Exercise
An exact copy of the records is required, minus the pictures they hold.

[Plotting code records]
┏━━

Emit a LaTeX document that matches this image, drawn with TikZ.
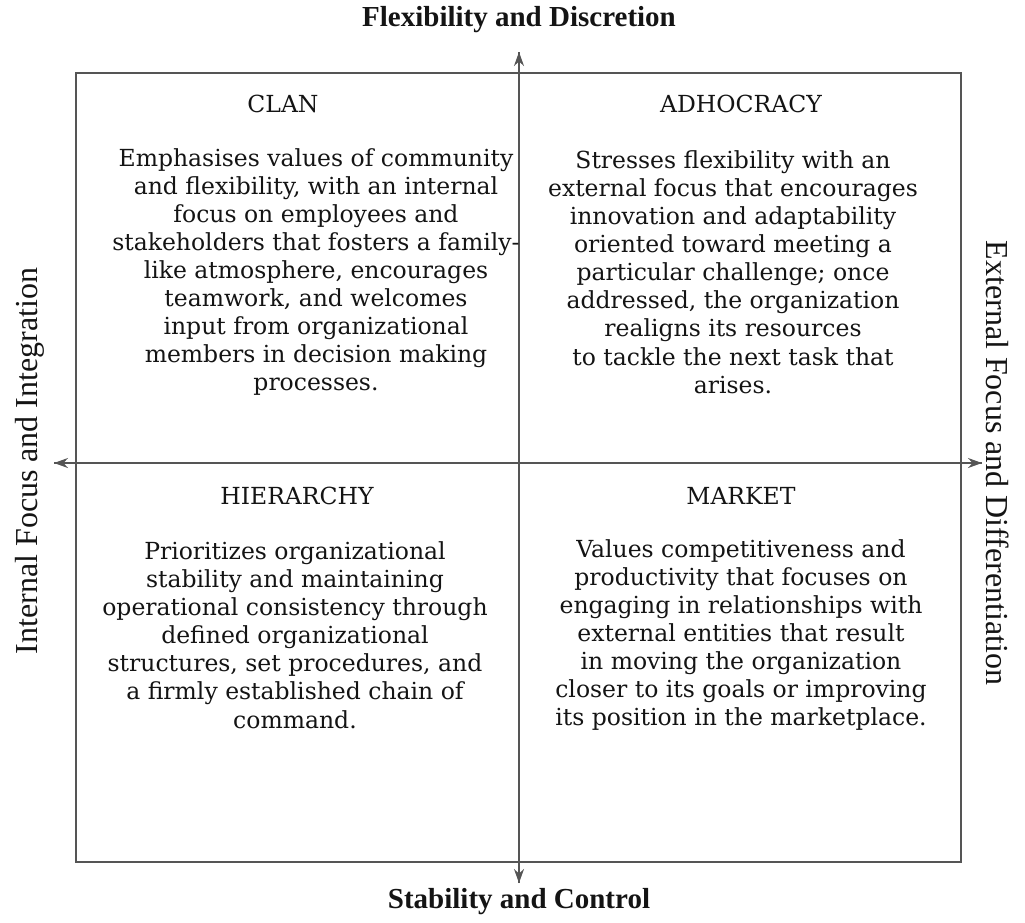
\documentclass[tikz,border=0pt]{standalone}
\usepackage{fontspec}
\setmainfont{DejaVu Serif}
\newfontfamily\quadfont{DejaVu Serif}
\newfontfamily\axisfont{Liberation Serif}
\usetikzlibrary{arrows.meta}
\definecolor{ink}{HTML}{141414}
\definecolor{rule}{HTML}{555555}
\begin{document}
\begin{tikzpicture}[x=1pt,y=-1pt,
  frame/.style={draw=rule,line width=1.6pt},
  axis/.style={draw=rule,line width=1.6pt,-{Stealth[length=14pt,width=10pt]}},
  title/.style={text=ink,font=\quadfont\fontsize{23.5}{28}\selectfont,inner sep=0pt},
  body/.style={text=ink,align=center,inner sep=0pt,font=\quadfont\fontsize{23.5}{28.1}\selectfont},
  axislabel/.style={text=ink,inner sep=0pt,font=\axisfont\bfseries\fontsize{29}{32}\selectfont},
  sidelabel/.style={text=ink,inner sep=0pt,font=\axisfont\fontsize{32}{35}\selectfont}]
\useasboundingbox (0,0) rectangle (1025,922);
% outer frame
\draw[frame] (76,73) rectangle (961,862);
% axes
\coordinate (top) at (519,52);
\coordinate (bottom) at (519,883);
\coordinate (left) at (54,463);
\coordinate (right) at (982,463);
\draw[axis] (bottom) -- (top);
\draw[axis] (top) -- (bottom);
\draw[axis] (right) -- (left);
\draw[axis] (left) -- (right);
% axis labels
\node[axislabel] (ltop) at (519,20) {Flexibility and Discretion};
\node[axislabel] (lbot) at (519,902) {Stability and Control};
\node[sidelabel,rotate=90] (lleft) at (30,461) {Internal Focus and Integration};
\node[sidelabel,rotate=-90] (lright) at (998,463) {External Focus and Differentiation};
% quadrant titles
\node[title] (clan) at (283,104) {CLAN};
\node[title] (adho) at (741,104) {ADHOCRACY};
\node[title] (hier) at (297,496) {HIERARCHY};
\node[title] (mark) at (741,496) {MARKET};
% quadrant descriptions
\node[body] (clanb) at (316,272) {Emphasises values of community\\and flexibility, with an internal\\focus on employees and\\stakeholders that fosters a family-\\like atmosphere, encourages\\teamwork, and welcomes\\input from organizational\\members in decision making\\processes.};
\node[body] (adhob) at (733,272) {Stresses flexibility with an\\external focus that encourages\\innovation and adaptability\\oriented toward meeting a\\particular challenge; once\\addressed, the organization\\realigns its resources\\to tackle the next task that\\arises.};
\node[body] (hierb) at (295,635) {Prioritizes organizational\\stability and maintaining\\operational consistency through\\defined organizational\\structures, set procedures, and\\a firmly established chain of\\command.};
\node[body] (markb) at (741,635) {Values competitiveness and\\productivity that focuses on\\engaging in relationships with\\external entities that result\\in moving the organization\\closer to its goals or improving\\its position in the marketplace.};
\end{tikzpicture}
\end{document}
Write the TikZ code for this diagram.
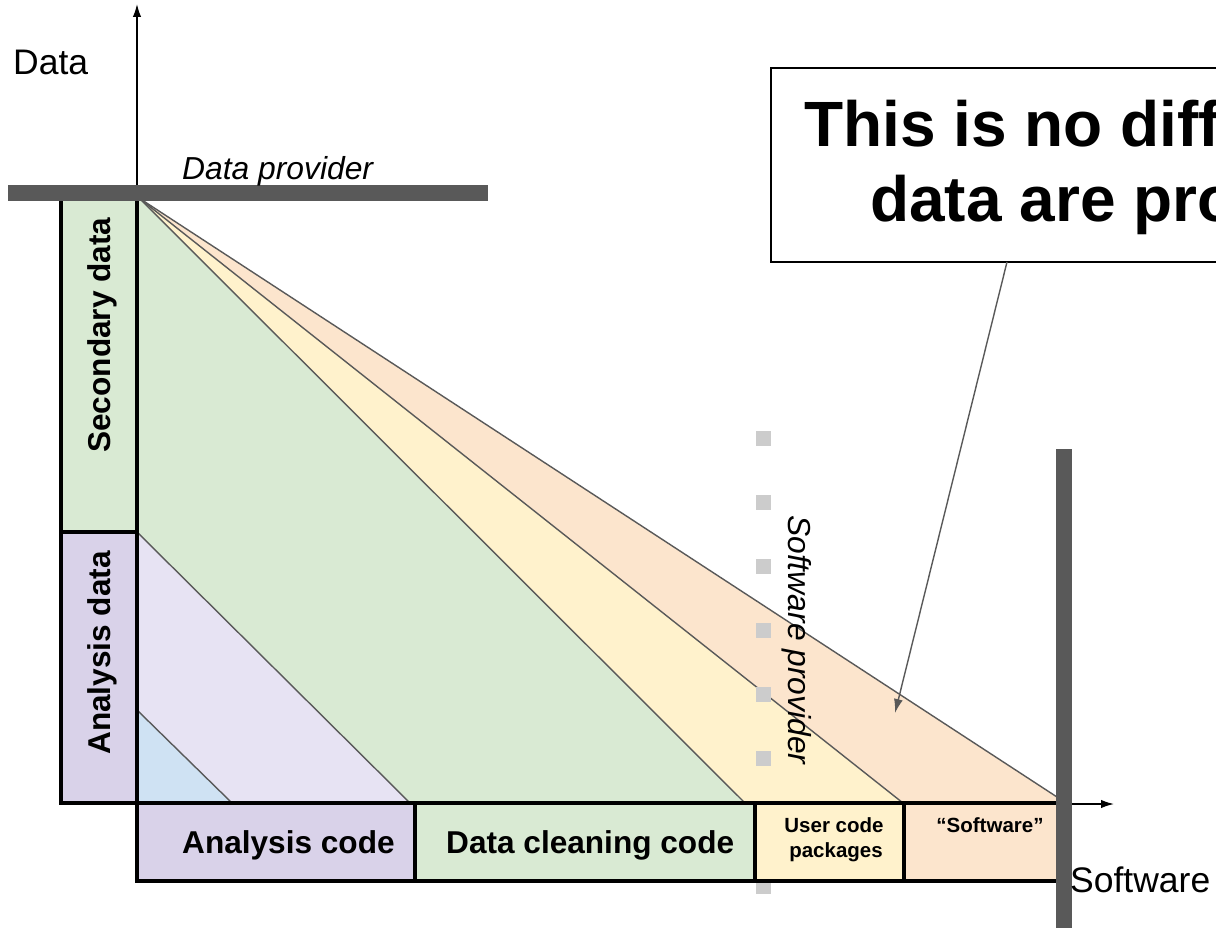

┗━━

Full solution
Emit a LaTeX document that matches this image, drawn with TikZ.
\documentclass[tikz,border=0pt]{standalone}
\usepackage{fontspec}
\setmainfont{DejaVu Serif}
\newfontfamily\quadfont{DejaVu Serif}
\newfontfamily\axisfont{Liberation Serif}
\usetikzlibrary{arrows.meta}
\definecolor{ink}{HTML}{141414}
\definecolor{rule}{HTML}{555555}
\begin{document}
\begin{tikzpicture}[x=1pt,y=-1pt,
  frame/.style={draw=rule,line width=1.6pt},
  axis/.style={draw=rule,line width=1.6pt,-{Stealth[length=14pt,width=10pt]}},
  title/.style={text=ink,font=\quadfont\fontsize{23.5}{28}\selectfont,inner sep=0pt},
  body/.style={text=ink,align=center,inner sep=0pt,font=\quadfont\fontsize{23.5}{28.1}\selectfont},
  axislabel/.style={text=ink,inner sep=0pt,font=\axisfont\bfseries\fontsize{29}{32}\selectfont},
  sidelabel/.style={text=ink,inner sep=0pt,font=\axisfont\fontsize{32}{35}\selectfont}]
\useasboundingbox (0,0) rectangle (1025,922);
% outer frame
\draw[frame] (76,73) rectangle (961,862);
% axes
\coordinate (top) at (519,52);
\coordinate (bottom) at (519,883);
\coordinate (left) at (54,463);
\coordinate (right) at (982,463);
\draw[axis] (bottom) -- (top);
\draw[axis] (top) -- (bottom);
\draw[axis] (right) -- (left);
\draw[axis] (left) -- (right);
% axis labels
\node[axislabel] (ltop) at (519,20) {Flexibility and Discretion};
\node[axislabel] (lbot) at (519,902) {Stability and Control};
\node[sidelabel,rotate=90] (lleft) at (30,461) {Internal Focus and Integration};
\node[sidelabel,rotate=-90] (lright) at (998,463) {External Focus and Differentiation};
% quadrant titles
\node[title] (clan) at (283,104) {CLAN};
\node[title] (adho) at (741,104) {ADHOCRACY};
\node[title] (hier) at (297,496) {HIERARCHY};
\node[title] (mark) at (741,496) {MARKET};
% quadrant descriptions
\node[body] (clanb) at (316,272) {Emphasises values of community\\and flexibility, with an internal\\focus on employees and\\stakeholders that fosters a family-\\like atmosphere, encourages\\teamwork, and welcomes\\input from organizational\\members in decision making\\processes.};
\node[body] (adhob) at (733,272) {Stresses flexibility with an\\external focus that encourages\\innovation and adaptability\\oriented toward meeting a\\particular challenge; once\\addressed, the organization\\realigns its resources\\to tackle the next task that\\arises.};
\node[body] (hierb) at (295,635) {Prioritizes organizational\\stability and maintaining\\operational consistency through\\defined organizational\\structures, set procedures, and\\a firmly established chain of\\command.};
\node[body] (markb) at (741,635) {Values competitiveness and\\productivity that focuses on\\engaging in relationships with\\external entities that result\\in moving the organization\\closer to its goals or improving\\its position in the marketplace.};
\end{tikzpicture}
\end{document}
Write the TikZ code for this diagram.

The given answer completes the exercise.